Python API for Conversion
from boomer.io import load_kb, save_kb
# Load from any format (auto-detected)
kb = load_kb('input.ptable.tsv')
kb = load_kb('data.json')
kb = load_kb('data.yaml')
# Save to any format
save_kb(kb, 'output.json', format='json')
save_kb(kb, 'output.yaml', format='yaml')

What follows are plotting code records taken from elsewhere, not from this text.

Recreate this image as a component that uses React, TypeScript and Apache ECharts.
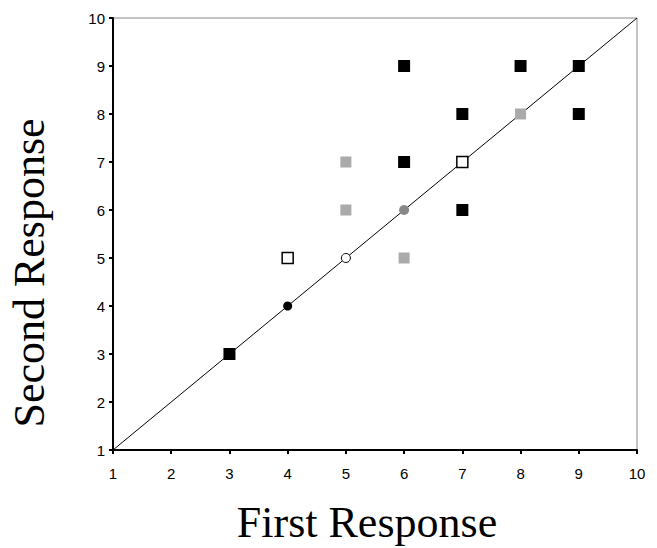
import React, { useEffect, useRef } from "react";
import * as echarts from "echarts";

const blackSquares: number[][] = [[3, 3], [6, 9], [8, 9], [9, 9], [7, 8], [9, 8], [6, 7], [7, 6]];
const graySquares: number[][] = [[5, 7], [5, 6], [6, 5], [8, 8]];
const openSquares: number[][] = [[4, 5], [7, 7]];
const blackCircles: number[][] = [[4, 4]];
const grayCircles: number[][] = [[6, 6]];
const openCircles: number[][] = [[5, 5]];
const identityLine: number[][] = [[1, 1], [10, 10]];
const xTitle = "First Response";
const yTitle = "Second Response";

export default function App() {
  const ref = useRef<HTMLDivElement>(null);
  useEffect(() => {
    if (!ref.current) return;
    const chart = echarts.init(ref.current, null, { renderer: "svg" });
    const axisCommon = {
      type: "value" as const,
      min: 1,
      max: 10,
      interval: 1,
      axisLine: { show: true, lineStyle: { color: "#000", width: 2 } },
      axisTick: { show: true, inside: false, length: 4, lineStyle: { color: "#000", width: 2 } },
      splitLine: { show: false },
    };
    chart.setOption({
      animation: false,
      backgroundColor: "#fff",
      grid: { left: 113, right: 20, top: 18, bottom: 98, show: true, borderColor: "#888", borderWidth: 1 },
      xAxis: {
        ...axisCommon,
        axisLabel: { color: "#000", fontFamily: "Liberation Sans", fontSize: 15, margin: 16 },
      },
      yAxis: {
        ...axisCommon,
        axisLabel: { color: "#000", fontFamily: "Liberation Sans", fontSize: 15, margin: 8 },
      },
      graphic: [
        {
          type: "text",
          x: 367,
          y: 522,
          style: {
            text: xTitle,
            font: "44px 'Liberation Serif'",
            fill: "#000",
            textAlign: "center",
            textVerticalAlign: "middle",
          },
        },
        {
          type: "text",
          x: 29,
          y: 273,
          rotation: Math.PI / 2,
          style: {
            text: yTitle,
            font: "44px 'Liberation Serif'",
            fill: "#000",
            textAlign: "center",
            textVerticalAlign: "middle",
          },
        },
      ],
      series: [
        {
          type: "line",
          data: identityLine,
          symbol: "none",
          lineStyle: { color: "#000", width: 1 },
          z: 1,
        },
        {
          type: "scatter",
          data: blackSquares,
          symbol: "rect",
          symbolSize: 12,
          itemStyle: { color: "#000", opacity: 1 },
          z: 3,
        },
        {
          type: "scatter",
          data: graySquares,
          symbol: "rect",
          symbolSize: 11,
          itemStyle: { color: "#aaa", opacity: 1 },
          z: 3,
        },
        {
          type: "scatter",
          data: openSquares,
          symbol: "rect",
          symbolSize: 11,
          itemStyle: { color: "#fff", borderColor: "#000", borderWidth: 1.5, opacity: 1 },
          z: 3,
        },
        {
          type: "scatter",
          data: blackCircles,
          symbol: "circle",
          symbolSize: 9,
          itemStyle: { color: "#000", opacity: 1 },
          z: 3,
        },
        {
          type: "scatter",
          data: grayCircles,
          symbol: "circle",
          symbolSize: 10,
          itemStyle: { color: "#888", opacity: 1 },
          z: 3,
        },
        {
          type: "scatter",
          data: openCircles,
          symbol: "circle",
          symbolSize: 9,
          itemStyle: { color: "#fff", borderColor: "#000", borderWidth: 1, opacity: 1 },
          z: 3,
        },
      ],
    });
    return () => chart.dispose();
  }, []);
  return <div ref={ref} style={{ width: 657, height: 548, position: "absolute", left: 0, top: 0 }} />;
}
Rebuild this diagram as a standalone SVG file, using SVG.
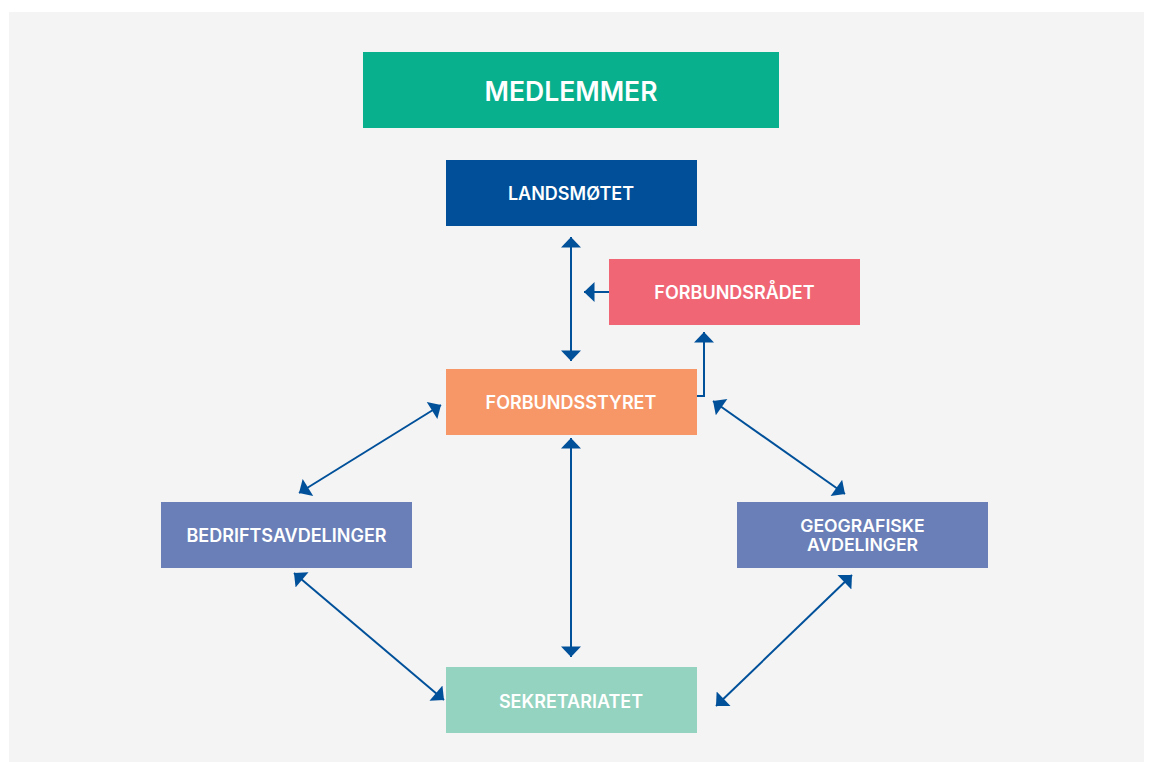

# Note: PTable output not yet supported
# save_kb(kb, 'output.tsv', format='ptable') # Not implemented
Grid Search Configuration
Grid search uses YAML or JSON to specify parameter combinations:
# grid_config.yaml
configurations:
- {} # Default configuration
configuration_matrix:
max_pfacts_per_clique: [100, 150, 200]
max_candidate_solutions: [100, 200]
timeout_seconds: [2, 10]
pr_filter: [0.2, 0.4, 0.6, 0.8]
Usage:
Format Selection
BOOMER automatically detects formats based on file extensions, but you can explicitly specify formats when needed:
# Auto-detection (recommended)
boomer-cli solve data.json
boomer-cli solve data.yaml
boomer-cli solve data.ptable.tsv
# Explicit format specification
boomer-cli solve data -f json
boomer-cli solve data -f yaml
boomer-cli solve data.tsv -f ptable
# Output format specification
boomer-cli solve input.json -O yaml -o solution.yaml
boomer-cli solve input.yaml -O tsv -o solution.tsv
Best Practices
- Use YAML/JSON for complex KBs - When you have metadata, multiple fact types, or need version control
- Use PTable for simple mappings - When you have straightforward probabilistic mappings
- Use Python modules for dynamic KBs - When you need to generate facts programmatically
- Use TSV output for analysis - Easy to import into spreadsheets or data analysis tools
- Use JSON/YAML output for integration - Machine-readable formats for downstream processing
Future: OWL Support
Future releases will support OWL (Web Ontology Language) for: - Importing existing OWL ontologies - Exporting BOOMER solutions to OWL format - Integration with standard ontology tools - Support for OWL axioms and annotations
This will enable BOOMER to work seamlessly with existing semantic web infrastructure and ontology management systems.